### Data block
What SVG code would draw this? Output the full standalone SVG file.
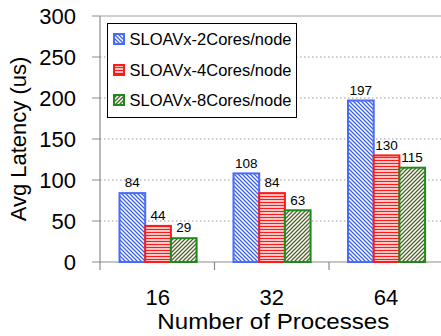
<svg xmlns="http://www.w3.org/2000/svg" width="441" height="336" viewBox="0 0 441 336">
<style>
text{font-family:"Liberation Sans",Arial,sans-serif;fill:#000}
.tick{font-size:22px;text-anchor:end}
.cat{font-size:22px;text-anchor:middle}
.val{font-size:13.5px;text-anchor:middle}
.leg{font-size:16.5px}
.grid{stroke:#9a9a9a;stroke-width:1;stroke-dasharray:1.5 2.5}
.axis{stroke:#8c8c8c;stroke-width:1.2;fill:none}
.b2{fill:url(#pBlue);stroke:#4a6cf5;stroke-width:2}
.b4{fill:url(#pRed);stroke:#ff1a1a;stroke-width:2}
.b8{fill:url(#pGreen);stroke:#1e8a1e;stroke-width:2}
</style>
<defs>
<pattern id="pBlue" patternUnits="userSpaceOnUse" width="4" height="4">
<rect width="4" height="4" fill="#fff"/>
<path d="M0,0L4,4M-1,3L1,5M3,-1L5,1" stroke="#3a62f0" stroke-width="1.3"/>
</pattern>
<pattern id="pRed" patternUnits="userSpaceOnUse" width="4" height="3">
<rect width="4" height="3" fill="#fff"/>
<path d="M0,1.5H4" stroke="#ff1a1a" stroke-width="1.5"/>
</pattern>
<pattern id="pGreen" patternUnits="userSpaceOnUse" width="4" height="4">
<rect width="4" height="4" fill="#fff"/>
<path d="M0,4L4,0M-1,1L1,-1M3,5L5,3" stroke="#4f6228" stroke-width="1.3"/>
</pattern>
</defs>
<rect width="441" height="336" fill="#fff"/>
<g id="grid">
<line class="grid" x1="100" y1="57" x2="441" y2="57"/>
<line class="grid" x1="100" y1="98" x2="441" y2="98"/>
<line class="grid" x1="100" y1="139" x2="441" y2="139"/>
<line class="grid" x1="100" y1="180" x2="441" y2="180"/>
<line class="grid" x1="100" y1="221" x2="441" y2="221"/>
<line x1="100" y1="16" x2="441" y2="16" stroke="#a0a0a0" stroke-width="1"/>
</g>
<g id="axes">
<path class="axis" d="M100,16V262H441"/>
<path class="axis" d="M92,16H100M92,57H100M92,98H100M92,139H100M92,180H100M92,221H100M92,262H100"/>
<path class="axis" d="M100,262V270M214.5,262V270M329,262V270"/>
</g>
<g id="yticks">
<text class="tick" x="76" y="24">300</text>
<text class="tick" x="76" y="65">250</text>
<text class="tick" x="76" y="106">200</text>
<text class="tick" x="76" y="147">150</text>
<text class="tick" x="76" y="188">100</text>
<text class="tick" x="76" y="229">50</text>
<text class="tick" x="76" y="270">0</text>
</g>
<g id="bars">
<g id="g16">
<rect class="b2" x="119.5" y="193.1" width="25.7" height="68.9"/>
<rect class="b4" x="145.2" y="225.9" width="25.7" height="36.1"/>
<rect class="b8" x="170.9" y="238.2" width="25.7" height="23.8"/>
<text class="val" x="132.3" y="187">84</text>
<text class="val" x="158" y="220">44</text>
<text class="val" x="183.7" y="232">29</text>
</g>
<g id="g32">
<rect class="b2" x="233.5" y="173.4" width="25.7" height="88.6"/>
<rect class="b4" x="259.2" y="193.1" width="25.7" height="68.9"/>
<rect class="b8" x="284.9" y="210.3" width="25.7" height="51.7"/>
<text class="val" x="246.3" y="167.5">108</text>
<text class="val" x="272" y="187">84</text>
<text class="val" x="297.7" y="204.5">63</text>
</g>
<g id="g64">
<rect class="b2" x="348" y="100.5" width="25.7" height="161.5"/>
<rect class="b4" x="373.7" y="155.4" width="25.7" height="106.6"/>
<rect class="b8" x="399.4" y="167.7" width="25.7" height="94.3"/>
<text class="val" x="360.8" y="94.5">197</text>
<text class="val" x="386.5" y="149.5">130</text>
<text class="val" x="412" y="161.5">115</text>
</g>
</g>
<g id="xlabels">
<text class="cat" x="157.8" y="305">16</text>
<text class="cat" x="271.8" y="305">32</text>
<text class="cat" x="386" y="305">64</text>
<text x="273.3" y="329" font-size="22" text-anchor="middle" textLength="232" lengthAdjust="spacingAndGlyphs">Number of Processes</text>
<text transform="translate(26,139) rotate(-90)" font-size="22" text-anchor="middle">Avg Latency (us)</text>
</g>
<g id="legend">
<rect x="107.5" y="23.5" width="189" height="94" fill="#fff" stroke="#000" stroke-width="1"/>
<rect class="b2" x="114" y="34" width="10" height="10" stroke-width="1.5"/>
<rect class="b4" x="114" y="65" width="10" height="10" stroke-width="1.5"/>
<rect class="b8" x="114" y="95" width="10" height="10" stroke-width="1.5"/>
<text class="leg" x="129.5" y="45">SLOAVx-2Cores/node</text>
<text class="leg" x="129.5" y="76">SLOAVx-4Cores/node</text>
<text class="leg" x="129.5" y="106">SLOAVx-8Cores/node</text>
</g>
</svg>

### What to produce
Go through the material above and print all of it exactly, except the pictures.

### Task result
What SVG code would draw this? Output the full standalone SVG file.
<svg xmlns="http://www.w3.org/2000/svg" width="441" height="336" viewBox="0 0 441 336">
<style>
text{font-family:"Liberation Sans",Arial,sans-serif;fill:#000}
.tick{font-size:22px;text-anchor:end}
.cat{font-size:22px;text-anchor:middle}
.val{font-size:13.5px;text-anchor:middle}
.leg{font-size:16.5px}
.grid{stroke:#9a9a9a;stroke-width:1;stroke-dasharray:1.5 2.5}
.axis{stroke:#8c8c8c;stroke-width:1.2;fill:none}
.b2{fill:url(#pBlue);stroke:#4a6cf5;stroke-width:2}
.b4{fill:url(#pRed);stroke:#ff1a1a;stroke-width:2}
.b8{fill:url(#pGreen);stroke:#1e8a1e;stroke-width:2}
</style>
<defs>
<pattern id="pBlue" patternUnits="userSpaceOnUse" width="4" height="4">
<rect width="4" height="4" fill="#fff"/>
<path d="M0,0L4,4M-1,3L1,5M3,-1L5,1" stroke="#3a62f0" stroke-width="1.3"/>
</pattern>
<pattern id="pRed" patternUnits="userSpaceOnUse" width="4" height="3">
<rect width="4" height="3" fill="#fff"/>
<path d="M0,1.5H4" stroke="#ff1a1a" stroke-width="1.5"/>
</pattern>
<pattern id="pGreen" patternUnits="userSpaceOnUse" width="4" height="4">
<rect width="4" height="4" fill="#fff"/>
<path d="M0,4L4,0M-1,1L1,-1M3,5L5,3" stroke="#4f6228" stroke-width="1.3"/>
</pattern>
</defs>
<rect width="441" height="336" fill="#fff"/>
<g id="grid">
<line class="grid" x1="100" y1="57" x2="441" y2="57"/>
<line class="grid" x1="100" y1="98" x2="441" y2="98"/>
<line class="grid" x1="100" y1="139" x2="441" y2="139"/>
<line class="grid" x1="100" y1="180" x2="441" y2="180"/>
<line class="grid" x1="100" y1="221" x2="441" y2="221"/>
<line x1="100" y1="16" x2="441" y2="16" stroke="#a0a0a0" stroke-width="1"/>
</g>
<g id="axes">
<path class="axis" d="M100,16V262H441"/>
<path class="axis" d="M92,16H100M92,57H100M92,98H100M92,139H100M92,180H100M92,221H100M92,262H100"/>
<path class="axis" d="M100,262V270M214.5,262V270M329,262V270"/>
</g>
<g id="yticks">
<text class="tick" x="76" y="24">300</text>
<text class="tick" x="76" y="65">250</text>
<text class="tick" x="76" y="106">200</text>
<text class="tick" x="76" y="147">150</text>
<text class="tick" x="76" y="188">100</text>
<text class="tick" x="76" y="229">50</text>
<text class="tick" x="76" y="270">0</text>
</g>
<g id="bars">
<g id="g16">
<rect class="b2" x="119.5" y="193.1" width="25.7" height="68.9"/>
<rect class="b4" x="145.2" y="225.9" width="25.7" height="36.1"/>
<rect class="b8" x="170.9" y="238.2" width="25.7" height="23.8"/>
<text class="val" x="132.3" y="187">84</text>
<text class="val" x="158" y="220">44</text>
<text class="val" x="183.7" y="232">29</text>
</g>
<g id="g32">
<rect class="b2" x="233.5" y="173.4" width="25.7" height="88.6"/>
<rect class="b4" x="259.2" y="193.1" width="25.7" height="68.9"/>
<rect class="b8" x="284.9" y="210.3" width="25.7" height="51.7"/>
<text class="val" x="246.3" y="167.5">108</text>
<text class="val" x="272" y="187">84</text>
<text class="val" x="297.7" y="204.5">63</text>
</g>
<g id="g64">
<rect class="b2" x="348" y="100.5" width="25.7" height="161.5"/>
<rect class="b4" x="373.7" y="155.4" width="25.7" height="106.6"/>
<rect class="b8" x="399.4" y="167.7" width="25.7" height="94.3"/>
<text class="val" x="360.8" y="94.5">197</text>
<text class="val" x="386.5" y="149.5">130</text>
<text class="val" x="412" y="161.5">115</text>
</g>
</g>
<g id="xlabels">
<text class="cat" x="157.8" y="305">16</text>
<text class="cat" x="271.8" y="305">32</text>
<text class="cat" x="386" y="305">64</text>
<text x="273.3" y="329" font-size="22" text-anchor="middle" textLength="232" lengthAdjust="spacingAndGlyphs">Number of Processes</text>
<text transform="translate(26,139) rotate(-90)" font-size="22" text-anchor="middle">Avg Latency (us)</text>
</g>
<g id="legend">
<rect x="107.5" y="23.5" width="189" height="94" fill="#fff" stroke="#000" stroke-width="1"/>
<rect class="b2" x="114" y="34" width="10" height="10" stroke-width="1.5"/>
<rect class="b4" x="114" y="65" width="10" height="10" stroke-width="1.5"/>
<rect class="b8" x="114" y="95" width="10" height="10" stroke-width="1.5"/>
<text class="leg" x="129.5" y="45">SLOAVx-2Cores/node</text>
<text class="leg" x="129.5" y="76">SLOAVx-4Cores/node</text>
<text class="leg" x="129.5" y="106">SLOAVx-8Cores/node</text>
</g>
</svg>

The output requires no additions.